I don't see how a "liberal" would write a sentence like this (from his piece in the July/August NLR): "Because it is exploitation, not discrimination, that is the primary producer of inequality today."
Nor do I see why any radical, Marxist or otherwise, would object to this: "In actually existing neoliberalism, blacks and women are still disproportionately represented both in the bottom quintile—too many— and in the top quintile—too few—of American incomes. In the neoliberal utopia that the Obama campaign embodies, blacks would be 13.2 per cent of the (numerous) poor and 13.2 per cent of the (far fewer) rich; women would be 50.3 per cent of both. For neoliberals, what makes this a utopia is that discrimination would play no role in administering the inequality; what makes the utopia neoliberal is that the inequality would remain intact."
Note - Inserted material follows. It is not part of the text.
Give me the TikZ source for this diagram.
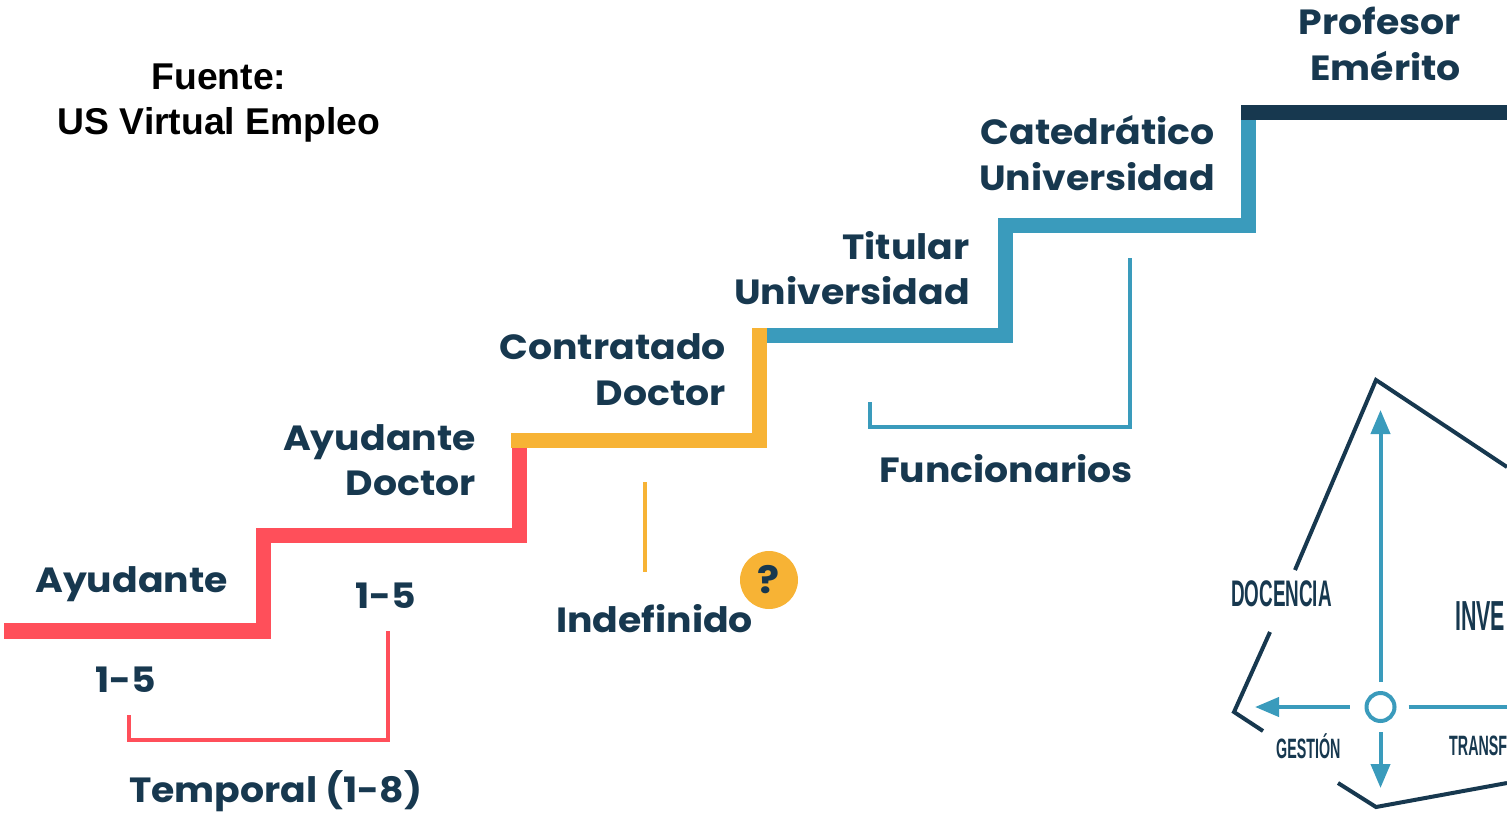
\documentclass[tikz,border=0pt]{standalone}
\usepackage{fontspec}
\setmainfont{Liberation Sans}
\newfontfamily\stepfont[FakeStretch=1.08]{Poppins}
\newfontfamily\axisfont[FakeStretch=0.51]{Liberation Sans}
\definecolor{stepred}{HTML}{FF4F5A}
\definecolor{stepyellow}{HTML}{F7B335}
\definecolor{stepblue}{HTML}{3A9BBC}
\definecolor{stepdark}{HTML}{17384F}
\usetikzlibrary{arrows.meta}
\tikzset{
    stair/.style={line width=15.5pt, line cap=butt, miter limit=10},
    bracket/.style={line width=3.5pt},
    rank/.style={font=\stepfont\bfseries\fontsize{35}{45.5}\selectfont, text=stepdark, inner sep=0pt, align=right},
    axislabel/.style={text=stepdark, inner sep=0pt},
    axisline/.style={stepblue, line width=4pt, -{Triangle[length=24pt, width=19pt]}},
    outline/.style={stepdark, line width=4pt, miter limit=10},
}
\begin{document}
\begin{tikzpicture}[x=1pt, y=-1pt]
    \useasboundingbox (0,0) rectangle (1507,812);

    \node[font=\bfseries\fontsize{37.3}{45}\selectfont, align=center, inner sep=0pt] (source) at (219,103) {Fuente:\\US Virtual Empleo};

    % stairs
    \draw[stair, stepred] (4,631) -- (263.5,631) -- (263.5,535.5) -- (519.5,535.5) -- (519.5,444);
    \draw[stair, stepblue] (756,335.5) -- (1005.5,335.5) -- (1005.5,225.5) -- (1248.5,225.5) -- (1248.5,116);
    \draw[stair, stepyellow] (511,440.5) -- (759.5,440.5) -- (759.5,328);
    \draw[stair, stepdark] (1241,112.5) -- (1507,112.5);

    % ranks
    \node[rank, anchor=west] (ayudante) at (35,584) {Ayudante};
    \node[rank, anchor=east] (ayudoc) at (476,460) {Ayudante\\Doctor};
    \node[rank, anchor=east] (contratado) at (726,369.5) {Contratado\\Doctor};
    \node[rank, anchor=east] (titular) at (970,268) {Titular\\Universidad};
    \node[rank, anchor=east] (catedratico) at (1215,153) {Catedrático\\Universidad};
    \node[rank, anchor=east] (emerito) at (1461,44) {Profesor\\Emérito};

    % groups
    \draw[bracket, stepred] (129,715) -- (129,740) -- (388,740) -- (388,631);
    \node[rank] (years1) at (126,680) {1-5};
    \node[rank] (years2) at (386,596) {1-5};
    \node[rank, anchor=west] (temporal) at (129,791) {Temporal (1-8)};

    \draw[bracket, stepyellow] (645,482) -- (645,572);
    \node[circle, fill=stepyellow, minimum size=58pt, inner sep=0pt, text=stepdark, font=\stepfont\bfseries\fontsize{38}{38}\selectfont] (query) at (769,580) {?};
    \node[rank, anchor=west] (indefinido) at (556,619) {Indefinido};

    \draw[bracket, stepblue] (870,402) -- (870,427) -- (1130,427) -- (1130,258);
    \node[rank, anchor=west] (funcionarios) at (879,469) {Funcionarios};

    % tasks
    \coordinate (top) at (1376,380);
    \coordinate (right) at (1507,467);
    \coordinate (docup) at (1295,570);
    \coordinate (doclow) at (1270,632);
    \coordinate (left) at (1234,712);
    \coordinate (gesup) at (1263,731);
    \coordinate (geslow) at (1338,783);
    \coordinate (bottom) at (1376,807);
    \coordinate (rightlow) at (1507,783);
    \draw[outline] (docup) -- (top) -- (right);
    \draw[outline] (doclow) -- (left) -- (gesup);
    \draw[outline] (geslow) -- (bottom) -- (rightlow);

    \node[circle, draw=stepblue, line width=4pt, minimum size=28pt, inner sep=0pt] (hub) at (1380.5,707) {};
    \coordinate (hubtop) at (1380.5,410);
    \coordinate (hubleft) at (1255,707);
    \coordinate (hubdown) at (1380.5,788);
    \coordinate (hubright) at (1507,707);
    \draw[axisline, shorten <=9pt] (hub.north) -- (hubtop);
    \draw[axisline, shorten <=15pt] (hub.west) -- (hubleft);
    \draw[axisline, shorten <=9pt] (hub.south) -- (hubdown);
    \draw[stepblue, line width=4pt, shorten <=12pt] (hub.east) -- (hubright);

    \node[axislabel, anchor=west, font=\axisfont\bfseries\fontsize{37}{37}\selectfont] (docencia) at (1231,594) {DOCENCIA};
    \node[axislabel, anchor=west, font=\axisfont\bfseries\fontsize{42}{42}\selectfont] (investigacion) at (1455,616) {INVE};
    \node[axislabel, anchor=west, font=\axisfont\bfseries\fontsize{28}{28}\selectfont] (gestion) at (1276,746) {GESTIÓN};
    \node[axislabel, anchor=west, font=\axisfont\bfseries\fontsize{28}{28}\selectfont] (transferencia) at (1449,746) {TRANSF};
\end{tikzpicture}
\end{document}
Or this: "[T]he ability of the Obama campaign to make us feel pretty good about ourselves while at the same time leaving our wealth untouched, is striking—as emblematized in his tax proposals which are designed to ask more of the ‘well-off’, but not of ‘the middle class’. Who are the well-off? ‘I generally define well-off’, says Obama’s website, ‘as people who are making $250,000 a year or more’. Which means that people making, say, $225,000 (who are in the 97th percentile of American incomes) are middle class; and that they deserve to be taxed in the same way as those in the 50th percentile, making $49,000. The headline of the website on which this appears is ‘I’m Asking You to Believe’. But asking the 40 per cent of Americans who live on under $42,000 to believe that they belong to the same middle class as the approximately 15 per cent who make $100,000– $250,000 may be asking too much. It is, however, what the Democratic Party has been asking them to believe for the last twenty years."
Or this: "The point, then, is that the nomination of Obama is great news for American liberals, who love equality when it comes to race and gender, but are not so keen when it comes to money.... The Obama candidacy is great news, in other words, for a liberalism that is every bit as elitist as its conservative critics say—although not, of course, quite as elitist as the conservative critics themselves."
These liberals, I think, are precisely those whom Ruy Teixeira points to as the new Dem base: educated professionals in the suburbs and gentrified urban neighborhoods who find Republicans icky but don't particularly like unions or the public sector either.